Part 4: The Grand Finale: The Before & After Work Power Hour

The most effective fitness happens outside the office walls, but it can be bookended around your workday.

· The Morning Miracle: Waking up 30 minutes earlier to exercise is brutal, but it’s a game-changer. You get it done before your brain can complain. A quick home workout, a jog, or a cycle to work sets a powerful, productive tone for the day. You’ve already won before your first email.
· The Evening Escape: Can’t face the morning? Use the gym as your decompression chamber. Change straight into your workout gear before you leave the office (this is a commitment device!). Let the day’s frustrations fuel your reps. A 45-minute session of strength training or a spin class will erase the stress of a terrible Tuesday better than any glass of wine.

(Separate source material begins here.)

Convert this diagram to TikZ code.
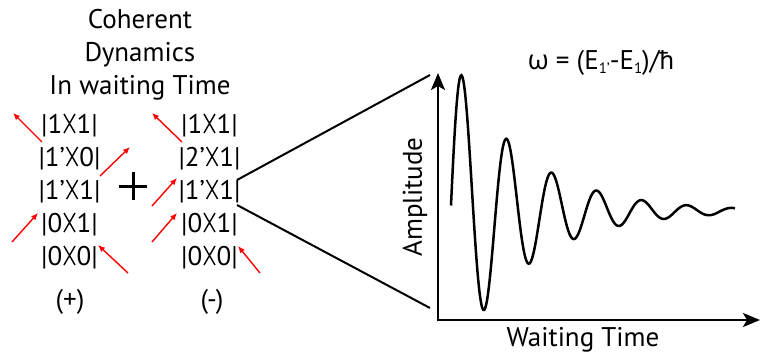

The Takeaway: Consistency Over Perfection

You won’t always choose the salad. You’ll sometimes skip the gym. That’s fine. The goal isn’t to be a perfect fitness guru; it’s to be slightly less sedentary than you were yesterday.

So, rise from your ergonomic throne. Do a covert calf raise. Drink some water. Your chair will still be there when you get back, but with a little persistent movement, you’ll ensure it doesn’t permanently become a part of you.

Now, go forth and conquer—both that quarterly report and your fitness goals.